[start]
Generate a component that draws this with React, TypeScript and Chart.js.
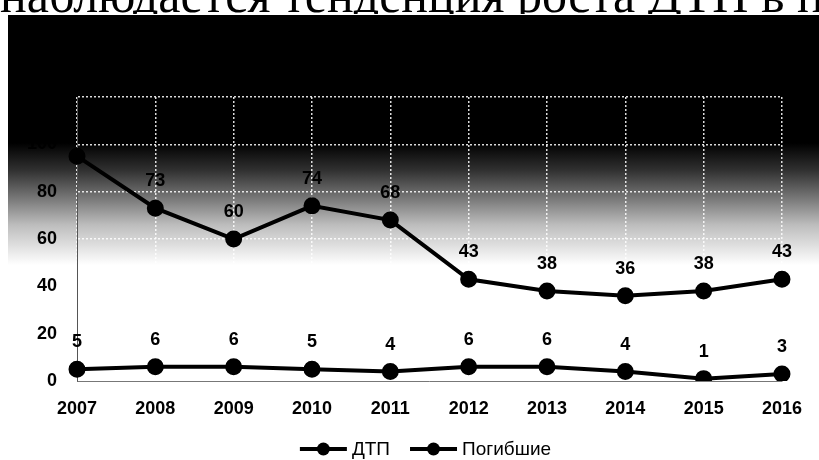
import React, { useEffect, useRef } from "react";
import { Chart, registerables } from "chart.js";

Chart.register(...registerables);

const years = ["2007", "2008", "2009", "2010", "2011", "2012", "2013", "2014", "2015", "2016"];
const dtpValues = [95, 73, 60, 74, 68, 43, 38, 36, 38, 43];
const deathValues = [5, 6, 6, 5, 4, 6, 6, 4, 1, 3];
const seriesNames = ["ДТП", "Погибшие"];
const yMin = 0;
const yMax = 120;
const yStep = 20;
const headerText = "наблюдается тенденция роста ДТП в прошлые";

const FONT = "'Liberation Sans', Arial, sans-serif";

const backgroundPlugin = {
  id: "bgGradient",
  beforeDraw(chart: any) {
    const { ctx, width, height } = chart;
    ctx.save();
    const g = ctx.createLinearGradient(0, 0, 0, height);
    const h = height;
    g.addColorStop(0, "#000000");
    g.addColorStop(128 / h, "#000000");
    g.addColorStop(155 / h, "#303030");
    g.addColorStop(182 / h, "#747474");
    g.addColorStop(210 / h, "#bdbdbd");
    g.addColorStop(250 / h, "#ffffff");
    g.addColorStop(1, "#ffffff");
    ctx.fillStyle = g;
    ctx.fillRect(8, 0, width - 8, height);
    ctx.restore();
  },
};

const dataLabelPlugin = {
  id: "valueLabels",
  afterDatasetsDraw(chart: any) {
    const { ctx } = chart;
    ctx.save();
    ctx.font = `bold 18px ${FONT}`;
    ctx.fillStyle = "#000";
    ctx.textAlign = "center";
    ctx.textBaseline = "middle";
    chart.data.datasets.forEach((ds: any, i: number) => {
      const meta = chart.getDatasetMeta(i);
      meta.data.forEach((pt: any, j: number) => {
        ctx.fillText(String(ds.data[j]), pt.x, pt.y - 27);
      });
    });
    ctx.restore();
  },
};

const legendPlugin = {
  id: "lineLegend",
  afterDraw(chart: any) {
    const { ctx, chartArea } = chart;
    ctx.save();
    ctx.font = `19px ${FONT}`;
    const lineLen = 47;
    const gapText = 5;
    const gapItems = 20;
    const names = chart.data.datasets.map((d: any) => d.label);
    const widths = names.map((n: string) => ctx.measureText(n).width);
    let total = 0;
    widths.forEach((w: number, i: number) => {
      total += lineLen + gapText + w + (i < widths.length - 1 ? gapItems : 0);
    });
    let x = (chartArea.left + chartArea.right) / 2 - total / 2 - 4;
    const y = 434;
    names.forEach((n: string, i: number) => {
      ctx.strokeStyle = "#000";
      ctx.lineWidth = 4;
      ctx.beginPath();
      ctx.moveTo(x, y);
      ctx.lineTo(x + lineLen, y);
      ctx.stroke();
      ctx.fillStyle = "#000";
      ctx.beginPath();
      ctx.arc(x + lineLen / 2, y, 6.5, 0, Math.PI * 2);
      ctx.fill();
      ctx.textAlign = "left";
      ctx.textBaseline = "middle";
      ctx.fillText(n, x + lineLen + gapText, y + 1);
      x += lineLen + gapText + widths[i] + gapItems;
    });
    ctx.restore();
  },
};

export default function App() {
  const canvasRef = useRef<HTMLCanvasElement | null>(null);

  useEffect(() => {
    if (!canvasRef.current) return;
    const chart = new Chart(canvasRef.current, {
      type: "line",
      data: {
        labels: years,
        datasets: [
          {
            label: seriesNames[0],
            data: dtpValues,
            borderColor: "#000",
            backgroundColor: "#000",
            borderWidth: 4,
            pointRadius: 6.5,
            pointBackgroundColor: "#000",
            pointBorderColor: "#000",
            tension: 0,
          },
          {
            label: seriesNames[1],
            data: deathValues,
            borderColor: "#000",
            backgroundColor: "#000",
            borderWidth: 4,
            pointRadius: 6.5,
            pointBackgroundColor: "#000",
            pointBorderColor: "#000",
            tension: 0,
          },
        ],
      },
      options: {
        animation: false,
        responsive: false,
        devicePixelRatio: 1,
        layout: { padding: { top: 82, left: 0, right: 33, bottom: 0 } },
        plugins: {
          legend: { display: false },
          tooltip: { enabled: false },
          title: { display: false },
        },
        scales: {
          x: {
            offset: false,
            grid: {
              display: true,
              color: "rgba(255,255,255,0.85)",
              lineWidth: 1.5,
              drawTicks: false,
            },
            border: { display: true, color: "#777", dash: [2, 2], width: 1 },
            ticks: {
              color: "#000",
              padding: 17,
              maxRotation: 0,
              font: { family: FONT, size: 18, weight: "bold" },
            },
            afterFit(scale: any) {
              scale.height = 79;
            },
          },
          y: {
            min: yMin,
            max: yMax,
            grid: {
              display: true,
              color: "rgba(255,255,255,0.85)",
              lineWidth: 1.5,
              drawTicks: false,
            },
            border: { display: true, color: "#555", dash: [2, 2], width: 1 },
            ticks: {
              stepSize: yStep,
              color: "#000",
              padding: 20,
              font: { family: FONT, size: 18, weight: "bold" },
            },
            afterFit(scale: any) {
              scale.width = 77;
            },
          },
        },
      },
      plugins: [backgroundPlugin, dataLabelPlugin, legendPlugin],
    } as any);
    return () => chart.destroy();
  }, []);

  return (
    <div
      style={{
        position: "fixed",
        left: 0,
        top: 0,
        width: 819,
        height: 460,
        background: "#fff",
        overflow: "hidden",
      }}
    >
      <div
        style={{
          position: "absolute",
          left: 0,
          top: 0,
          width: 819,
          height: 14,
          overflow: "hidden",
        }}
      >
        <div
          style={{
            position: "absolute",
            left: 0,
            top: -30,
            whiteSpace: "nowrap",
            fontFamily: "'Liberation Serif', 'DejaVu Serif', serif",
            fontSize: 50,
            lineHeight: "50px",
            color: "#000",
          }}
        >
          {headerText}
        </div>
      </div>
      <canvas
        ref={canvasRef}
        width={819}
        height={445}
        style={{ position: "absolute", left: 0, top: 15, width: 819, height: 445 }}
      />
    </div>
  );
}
[end]
- PROBLEM DETAILS:
Transcribe all of the material exactly, leaving out whatever pictures it contains.

- COMPLETED EXERCISE:
Generate a component that draws this with React, TypeScript and Chart.js.
import React, { useEffect, useRef } from "react";
import { Chart, registerables } from "chart.js";

Chart.register(...registerables);

const years = ["2007", "2008", "2009", "2010", "2011", "2012", "2013", "2014", "2015", "2016"];
const dtpValues = [95, 73, 60, 74, 68, 43, 38, 36, 38, 43];
const deathValues = [5, 6, 6, 5, 4, 6, 6, 4, 1, 3];
const seriesNames = ["ДТП", "Погибшие"];
const yMin = 0;
const yMax = 120;
const yStep = 20;
const headerText = "наблюдается тенденция роста ДТП в прошлые";

const FONT = "'Liberation Sans', Arial, sans-serif";

const backgroundPlugin = {
  id: "bgGradient",
  beforeDraw(chart: any) {
    const { ctx, width, height } = chart;
    ctx.save();
    const g = ctx.createLinearGradient(0, 0, 0, height);
    const h = height;
    g.addColorStop(0, "#000000");
    g.addColorStop(128 / h, "#000000");
    g.addColorStop(155 / h, "#303030");
    g.addColorStop(182 / h, "#747474");
    g.addColorStop(210 / h, "#bdbdbd");
    g.addColorStop(250 / h, "#ffffff");
    g.addColorStop(1, "#ffffff");
    ctx.fillStyle = g;
    ctx.fillRect(8, 0, width - 8, height);
    ctx.restore();
  },
};

const dataLabelPlugin = {
  id: "valueLabels",
  afterDatasetsDraw(chart: any) {
    const { ctx } = chart;
    ctx.save();
    ctx.font = `bold 18px ${FONT}`;
    ctx.fillStyle = "#000";
    ctx.textAlign = "center";
    ctx.textBaseline = "middle";
    chart.data.datasets.forEach((ds: any, i: number) => {
      const meta = chart.getDatasetMeta(i);
      meta.data.forEach((pt: any, j: number) => {
        ctx.fillText(String(ds.data[j]), pt.x, pt.y - 27);
      });
    });
    ctx.restore();
  },
};

const legendPlugin = {
  id: "lineLegend",
  afterDraw(chart: any) {
    const { ctx, chartArea } = chart;
    ctx.save();
    ctx.font = `19px ${FONT}`;
    const lineLen = 47;
    const gapText = 5;
    const gapItems = 20;
    const names = chart.data.datasets.map((d: any) => d.label);
    const widths = names.map((n: string) => ctx.measureText(n).width);
    let total = 0;
    widths.forEach((w: number, i: number) => {
      total += lineLen + gapText + w + (i < widths.length - 1 ? gapItems : 0);
    });
    let x = (chartArea.left + chartArea.right) / 2 - total / 2 - 4;
    const y = 434;
    names.forEach((n: string, i: number) => {
      ctx.strokeStyle = "#000";
      ctx.lineWidth = 4;
      ctx.beginPath();
      ctx.moveTo(x, y);
      ctx.lineTo(x + lineLen, y);
      ctx.stroke();
      ctx.fillStyle = "#000";
      ctx.beginPath();
      ctx.arc(x + lineLen / 2, y, 6.5, 0, Math.PI * 2);
      ctx.fill();
      ctx.textAlign = "left";
      ctx.textBaseline = "middle";
      ctx.fillText(n, x + lineLen + gapText, y + 1);
      x += lineLen + gapText + widths[i] + gapItems;
    });
    ctx.restore();
  },
};

export default function App() {
  const canvasRef = useRef<HTMLCanvasElement | null>(null);

  useEffect(() => {
    if (!canvasRef.current) return;
    const chart = new Chart(canvasRef.current, {
      type: "line",
      data: {
        labels: years,
        datasets: [
          {
            label: seriesNames[0],
            data: dtpValues,
            borderColor: "#000",
            backgroundColor: "#000",
            borderWidth: 4,
            pointRadius: 6.5,
            pointBackgroundColor: "#000",
            pointBorderColor: "#000",
            tension: 0,
          },
          {
            label: seriesNames[1],
            data: deathValues,
            borderColor: "#000",
            backgroundColor: "#000",
            borderWidth: 4,
            pointRadius: 6.5,
            pointBackgroundColor: "#000",
            pointBorderColor: "#000",
            tension: 0,
          },
        ],
      },
      options: {
        animation: false,
        responsive: false,
        devicePixelRatio: 1,
        layout: { padding: { top: 82, left: 0, right: 33, bottom: 0 } },
        plugins: {
          legend: { display: false },
          tooltip: { enabled: false },
          title: { display: false },
        },
        scales: {
          x: {
            offset: false,
            grid: {
              display: true,
              color: "rgba(255,255,255,0.85)",
              lineWidth: 1.5,
              drawTicks: false,
            },
            border: { display: true, color: "#777", dash: [2, 2], width: 1 },
            ticks: {
              color: "#000",
              padding: 17,
              maxRotation: 0,
              font: { family: FONT, size: 18, weight: "bold" },
            },
            afterFit(scale: any) {
              scale.height = 79;
            },
          },
          y: {
            min: yMin,
            max: yMax,
            grid: {
              display: true,
              color: "rgba(255,255,255,0.85)",
              lineWidth: 1.5,
              drawTicks: false,
            },
            border: { display: true, color: "#555", dash: [2, 2], width: 1 },
            ticks: {
              stepSize: yStep,
              color: "#000",
              padding: 20,
              font: { family: FONT, size: 18, weight: "bold" },
            },
            afterFit(scale: any) {
              scale.width = 77;
            },
          },
        },
      },
      plugins: [backgroundPlugin, dataLabelPlugin, legendPlugin],
    } as any);
    return () => chart.destroy();
  }, []);

  return (
    <div
      style={{
        position: "fixed",
        left: 0,
        top: 0,
        width: 819,
        height: 460,
        background: "#fff",
        overflow: "hidden",
      }}
    >
      <div
        style={{
          position: "absolute",
          left: 0,
          top: 0,
          width: 819,
          height: 14,
          overflow: "hidden",
        }}
      >
        <div
          style={{
            position: "absolute",
            left: 0,
            top: -30,
            whiteSpace: "nowrap",
            fontFamily: "'Liberation Serif', 'DejaVu Serif', serif",
            fontSize: 50,
            lineHeight: "50px",
            color: "#000",
          }}
        >
          {headerText}
        </div>
      </div>
      <canvas
        ref={canvasRef}
        width={819}
        height={445}
        style={{ position: "absolute", left: 0, top: 15, width: 819, height: 445 }}
      />
    </div>
  );
}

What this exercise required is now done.